La maîtrise de ces points de passage peut être utilisée comme levier stratégique (moyen de pression politique ou économique sur d’autres États). Ces enjeux s’inscrivent dans les recompositions géopolitiques actuelles, marquées par l’affirmation de nouvelles puissances et la contestation des équilibres hérités de la guerre froide.

Dynamiques et acteurs impliqués

États riverains et organisations internationales

Les États riverains jouent un rôle central dans la gestion, la régulation et la surveillance de ces passages. L’Égypte contrôle le canal de Suez, essentiel à son économie. Le détroit de Malacca est placé sous l’autorité conjointe de la Malaisie, de Singapour et de l’Indonésie, ce qui en fait un espace de coopération stratégique.

L’Organisation maritime internationale (OMI), agence spécialisée de l’ONU, n’intervient pas militairement, mais établit les normes de sécurité maritime, de prévention des collisions, de lutte contre la pollution et de formation des équipages. Elle encadre juridiquement la circulation, sans exercer de contrôle militaire des routes.

Rivalités de puissance

Les tensions entre grandes puissances s’expriment particulièrement autour des détroits. En mer de Chine méridionale, la Chine revendique une large zone maritime et y a construit des îlots artificiels militarisés. Bien que ces bases aient une valeur symbolique et logistique, leur efficacité militaire reste limitée. Elles visent néanmoins à affirmer une souveraineté contestée et à sécuriser l’accès au détroit de Malacca.

Les États-Unis, partisans de la liberté de navigation, déploient régulièrement des forces navales dans la région. De même, dans le golfe Persique, leur présence vise à garantir la sécurité du détroit d’Ormuz.

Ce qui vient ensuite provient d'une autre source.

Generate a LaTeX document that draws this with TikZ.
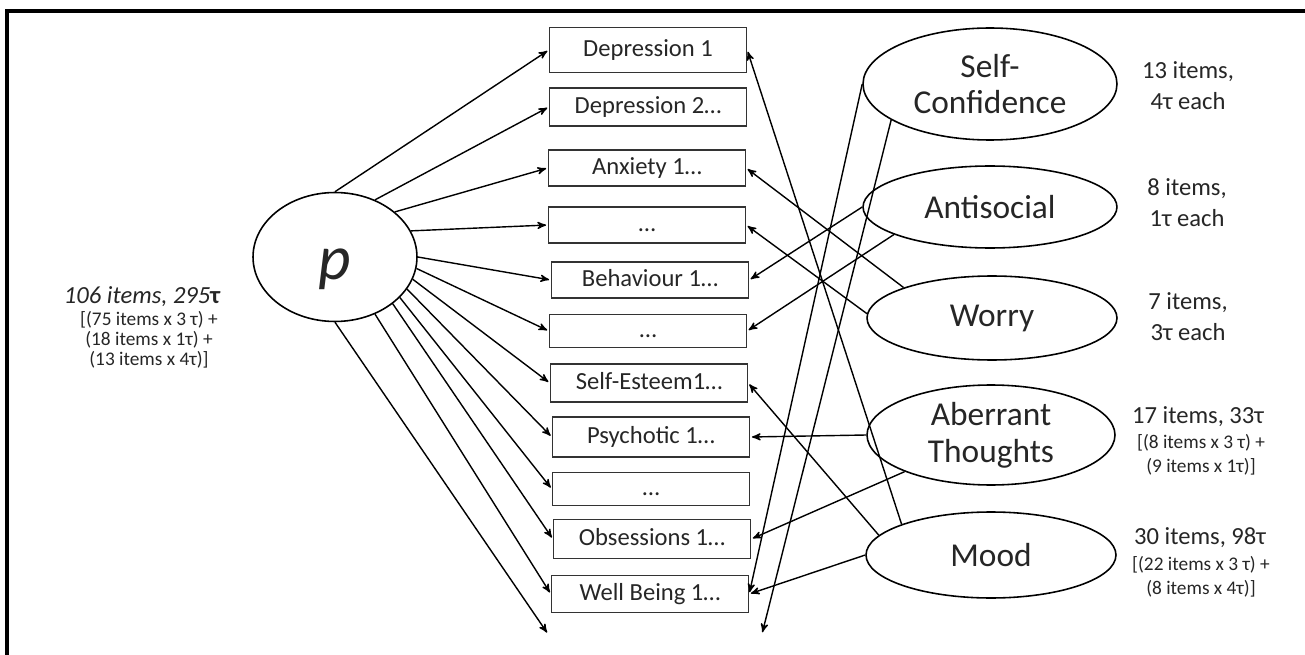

Dans l’Arctique, la Russie développe le passage du Nord-Est, plus navigable que le passage du Nord-Ouest canadien. Grâce à ses brise-glaces et ses ports en eau profonde, elle cherche à faire de cette route une alternative saisonnière aux détroits traditionnels, malgré les contraintes climatiques, techniques et environnementales.

La Chine, à travers son initiative de la Nouvelle route de la soie (Belt and Road Initiative), finance ports et infrastructures dans des pays tiers (Pakistan, Sri Lanka, Afrique de l’Est) pour diversifier ses accès maritimes et réduire sa dépendance aux points de passage les plus vulnérables.

Phénomènes contemporains et perspectives d’avenir

Nouvelles routes et changement climatique

Le réchauffement climatique redessine progressivement la géographie maritime. La fonte de la banquise en Arctique permet l’ouverture saisonnière de nouvelles routes, comme le passage du Nord-Est, qui réduit les distances entre l’Europe et l’Asie. Cependant, ces routes soulèvent des questions complexes de souveraineté, de sécurité environnementale et de coopération internationale.

Sécurité maritime et coopération internationale

Les menaces liées à la sécurité maritime — piraterie, terrorisme, tensions militaires — appellent des réponses collectives. Le Code de conduite de Djibouti, adopté sous l’égide de l’OMI, renforce la coordination dans l’océan Indien contre la piraterie. L’Union européenne, avec l’opération Atalante, sécurise également les abords du golfe d’Aden.

La surveillance des corridors maritimes repose sur des moyens technologiques (satellites, radars, drones) mais aussi sur le partage d’informations entre États et sur la coopération régionale. La stabilité de ces passages est un enjeu mondial partagé, car leur perturbation aurait des conséquences planétaires.

Conclusion

Les canaux et détroits sont au cœur des tensions géopolitiques du XXIe siècle. Leur rôle dans la mondialisation, leur situation géographique stratégique et leur vulnérabilité en font des espaces sensibles. Leur fragilité révèle combien les échanges mondiaux peuvent être dépendants de quelques points névralgiques. Face aux bouleversements climatiques, aux ambitions régionales et à l’instabilité de certaines zones, seule une coopération internationale renforcée peut garantir leur sécurité et préserver les équilibres mondiaux. La gestion de ces corridors stratégiques constitue un défi majeur pour les prochaines décennies.